Crude oil, gas, LNG and LPG, processing additives, chemicals and petroleum products are stored in aboveground and underground atmospheric (non-pressure) and pressure storage tanks. Storage tanks are located at the ends of feeder lines and gathering lines, along truck pipelines, at marine loading and unloading facilities and in refineries, terminals and bulk plants. This section covers aboveground atmospheric storage tanks in refinery, terminal and bulk plant tank farms. (Information concerning aboveground pressure tanks is covered below, and information concerning underground tanks and small aboveground tanks is in the article %quot;Motor vehicle fuelling and servicing operations".)
Terminals and bulk plants
Terminals are storage facilities which generally receive crude oil and petroleum products by trunk pipeline
or marine vessel. Terminals store and redistribute crude oil and petroleum products to refineries, other
terminals, bulk plants, service stations and consumers by pipelines, marine vessels, railroad tank cars
and tank trucks. Terminals may be owned and operated by oil companies, pipeline companies, independent
terminal operators, large industrial or commercial consumers or petroleum product distributors.
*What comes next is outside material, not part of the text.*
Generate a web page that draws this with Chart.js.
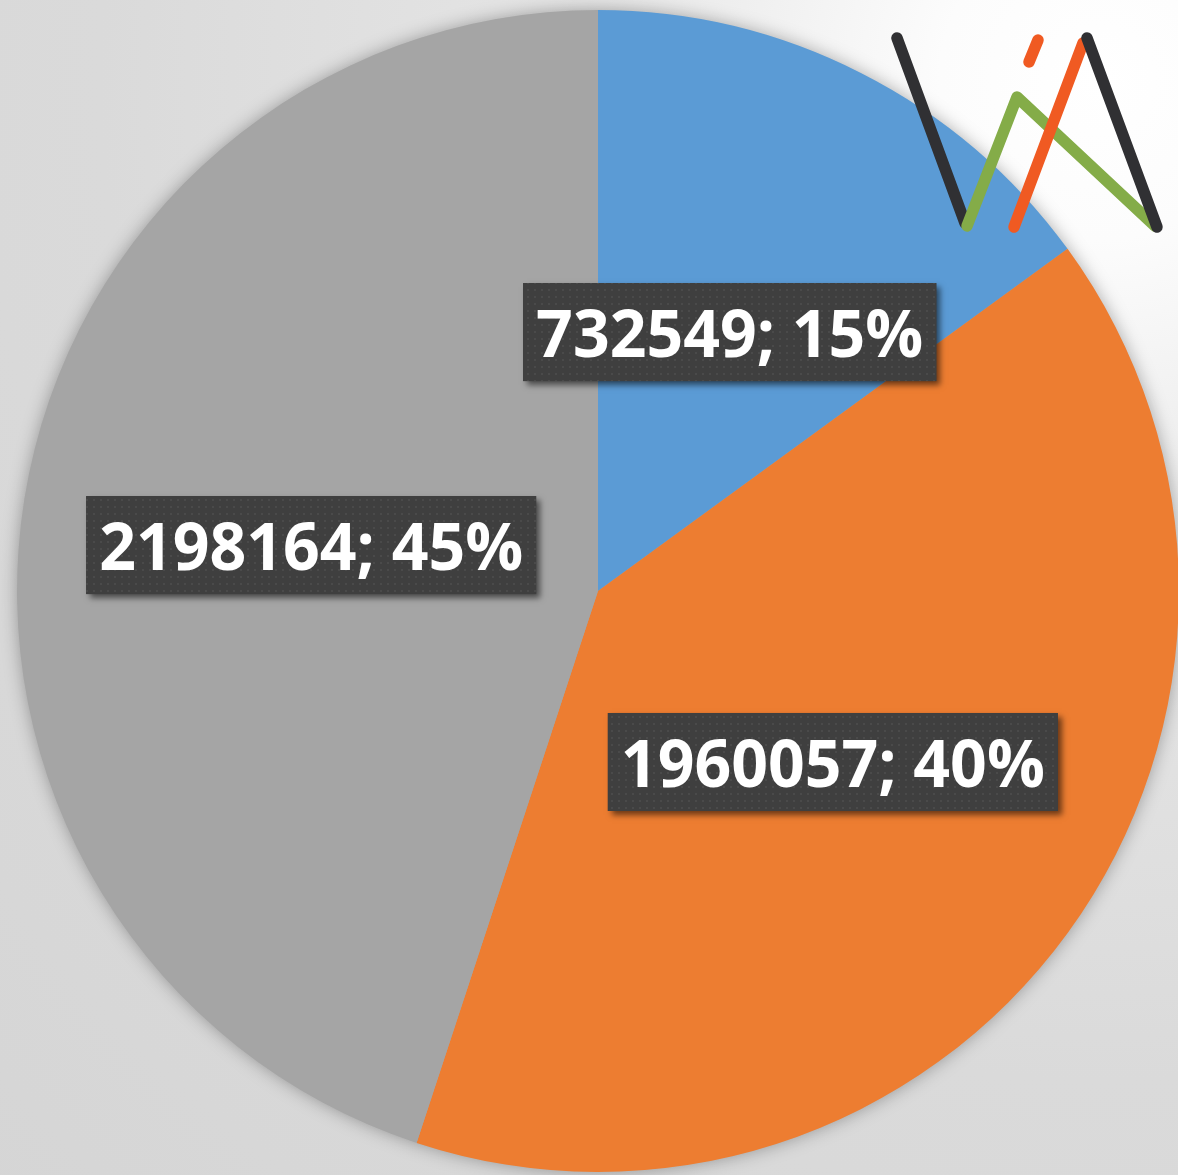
<!DOCTYPE html>
<html>
<head>
<meta charset="utf-8">
<script src="https://cdn.jsdelivr.net/npm/chart.js@4"></script>
<style>
  html, body { margin: 0; padding: 0; overflow: hidden; }
  body { width: 1178px; height: 1175px; }
  .pie-wrap {
    position: relative;
    width: 1196px;
    height: 1175px;
    background: radial-gradient(circle at 1100px 80px, #ffffff 0px, #fcfcfc 160px, #e5e5e5 520px, #dadada 1000px, #d5d5d5 1600px);
  }
  .logo { position: absolute; left: 0; top: 0; pointer-events: none; }
</style>
</head>
<body>
<div class="pie-wrap">
  <canvas id="myChart"></canvas>
  <svg class="logo" width="1178" height="260" viewBox="0 0 1178 260">
    <g fill="none" stroke-width="11.5" stroke-linecap="round" stroke-linejoin="round">
      <line x1="897" y1="38" x2="965" y2="223" stroke="#303033"/>
      <polyline points="967,226 1017,97 1155,226" stroke="#84ac48"/>
      <line x1="1038" y1="40" x2="1029" y2="62" stroke="#f05a22"/>
      <line x1="1014" y1="227" x2="1083" y2="43" stroke="#f05a22"/>
      <line x1="1087" y1="38" x2="1157" y2="227" stroke="#303033"/>
    </g>
  </svg>
</div>
<script>
const categories = ['A', 'B', 'C'];
const values = [732549, 1960057, 2198164];
const sliceColors = ['#5b9bd5', '#ed7d31', '#a5a5a5'];

// dotted dark fill for the data label boxes
const makeDotPattern = (ctx) => {
  const tile = document.createElement('canvas');
  tile.width = 7;
  tile.height = 7;
  const t = tile.getContext('2d');
  t.fillStyle = '#3f3f3f';
  t.fillRect(0, 0, 7, 7);
  t.fillStyle = '#4a4a4a';
  t.fillRect(2, 2, 2, 2);
  return ctx.createPattern(tile, 'repeat');
};

// soft shadow behind the whole pie
const pieShadow = {
  id: 'pieShadow',
  beforeDatasetsDraw(chart) {
    const arc = chart.getDatasetMeta(0).data[0];
    if (!arc) return;
    const ctx = chart.ctx;
    ctx.save();
    ctx.shadowColor = 'rgba(0, 0, 0, 0.35)';
    ctx.shadowBlur = 18;
    ctx.fillStyle = '#a5a5a5';
    ctx.beginPath();
    ctx.arc(arc.x, arc.y, arc.outerRadius - 1, 0, Math.PI * 2);
    ctx.fill();
    ctx.restore();
  }
};

const valueLabels = {
  id: 'valueLabels',
  afterDatasetsDraw(chart) {
    const ctx = chart.ctx;
    const meta = chart.getDatasetMeta(0);
    const total = values.reduce((a, b) => a + b, 0);
    const pattern = makeDotPattern(ctx);
    const squeeze = 0.96; // narrower glyphs, closer to Calibri
    ctx.save();
    ctx.font = 'bold 67px "Open Sans"';
    meta.data.forEach((arc, i) => {
      const pos = arc.tooltipPosition();
      const text = values[i] + '; ' + Math.round(values[i] / total * 100) + '%';
      const w = ctx.measureText(text).width * squeeze;
      const boxW = w + 26;
      const boxH = 98;
      const bx = pos.x - boxW / 2;
      const by = pos.y - boxH / 2;

      ctx.save();
      ctx.shadowColor = 'rgba(0, 0, 0, 0.55)';
      ctx.shadowBlur = 6;
      ctx.shadowOffsetX = 4;
      ctx.shadowOffsetY = 4;
      ctx.fillStyle = '#3f3f3f';
      ctx.fillRect(bx, by, boxW, boxH);
      ctx.restore();
      ctx.fillStyle = pattern;
      ctx.fillRect(bx, by, boxW, boxH);

      ctx.save();
      ctx.translate(pos.x, pos.y + 25);
      ctx.scale(squeeze, 1);
      ctx.fillStyle = '#ffffff';
      ctx.textAlign = 'center';
      ctx.textBaseline = 'alphabetic';
      ctx.fillText(text, 0, 0);
      ctx.restore();
    });
    ctx.restore();
  }
};

new Chart('myChart', {
  type: 'pie',
  data: {
    labels: categories,
    datasets: [{
      data: values,
      backgroundColor: sliceColors,
      borderWidth: 0,
      hoverOffset: 0,
      offset: 0
    }]
  },
  options: {
    responsive: true,
    maintainAspectRatio: false,
    animation: false,
    events: [],
    layout: {
      padding: { left: 17, right: 17, top: 10, bottom: 3 }
    },
    plugins: {
      legend: { display: false },
      tooltip: { enabled: false }
    }
  },
  plugins: [pieShadow, valueLabels]
});
</script>
</body>
</html>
Bulk plants are usually smaller than terminals and typically receive petroleum products by rail tank car or tank truck, normally from terminals but occasionally direct from refineries. Bulk plants store and redistribute products to service stations and consumers by tank truck or tank wagon (small tank trucks of approximately 9,500 to 1,900 l capacity). Bulk plants may be operated by oil companies, distributors or independent owners.
Tank farms
Tank farms are groupings of storage tanks at producing fields, refineries, marine, pipeline and distribution
terminals and bulk plants which store crude oil and petroleum products. Within tank farms, individual
tanks or groups of two or more tanks are usually surrounded by enclosures called berms, dykes or fire
walls. These tank farm enclosures may vary in construction and height, from 45-cm earth berms around
piping and pumps inside dykes to concrete walls that are taller than the tanks they surround. Dykes may
be built of earth, clay or other materials; they are covered with gravel, limestone or sea shells to
control erosion; they vary in height and are wide enough for vehicles to drive along the top. The primary
functions of these enclosures are to contain, direct and divert rain water, physically separate tanks
to prevent the spread of fire in one area to another, and to contain a spill, release, leak or overflow
from a tank, pump or pipe within the area.
Dyke enclosures may be required by regulation or company policy to be sized and maintained to hold a specific amount of product. For example, a dyke enclosure may need to contain at least 110% of the capacity of the largest tank therein, allowing for the volume displaced by the other tanks and the amount of product remaining in the largest tank after hydrostatic equilibrium is reached. Dyke enclosures may also be required to be constructed with impervious clay or plastic liners to prevent spilled or released product from contaminating soil or groundwater.
Storage tanks
There are a number of different types of vertical and horizontal aboveground atmospheric and pressure
storage tanks in tank farms, which contain crude oil, petroleum feedstocks, intermediate stocks or finished
petroleum products. Their size, shape, design, configuration, and operation depend on the amount and
type of products stored and company or regulatory requirements. Aboveground vertical tanks may be provided
with double bottoms to prevent leakage onto the ground and cathodic protection to minimize corrosion.
Horizontal tanks may be constructed with double walls or placed in vaults to contain any leakage.